Why do we like listening to sappy old love songs when we’re floating high on the clouds of love, or fresh from a heart-wrenching experience of heartbreak? Why does a background of loud rap-metal music sound extremely appropriate while punching out your frustrations on your pillow? Or how about those just-plain-feel-good songs from the alternative genre that just instantly make your lips turn up at both ends into a smile with their simple and basic melodic lines coupled with their sentiments of hope and a brighter tomorrow with the people you’re with? Don’t they just sound appropriate for lazy summer afternoons you spend with your friends?
And light old classics from the era of our grandparents (think Gershwin, Sinatra) that instantly bring to mind phonographs and sepia-toned scenes – don’t they just sound so right while you look out your window and stare at the seemingly endless fall of raindrops on days that the heavens pour? And just what is it about the dizzying scales and rhythmic quality of jazz that brings more jolt to the caffeine in your cup of coffee as you end your day outdoors, watching the sun set, or that extra hit in your martini or shot of scotch as you end your day at a bar? Why do people who hate dancing like listening to reggae and ska, only to end up finding their bodies swaying to the Jamaican beat of the music? And on really slow days when all you feel like doing is lie down on your back and stare at the ceiling, doesn’t the floating, seemingly drug-induced high produced by the swirling of beats and sounds of trip-hop just sound appropriate?
Like everything personal, when it comes to music, the same basic rules apply: to each his own.
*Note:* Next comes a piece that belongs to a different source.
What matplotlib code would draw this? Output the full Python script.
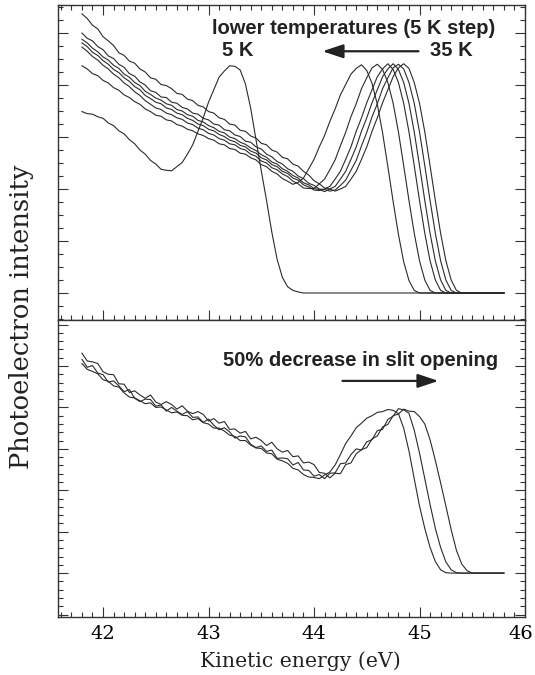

So while these kinds of music may be appropriate to the corresponding emotion and disposition to most people in general, it is not always the case. People have asked time and again, why do I listen to the music I listen to? Lots of factors: culture, upbringing, preference, emotional state and a whole lot more. So don’t box and label yourself to just one genre. Explore other options because like emotions and experiences, in music, the possibilities are endless. And before you know it, you would have come up with your own life’s soundtrack.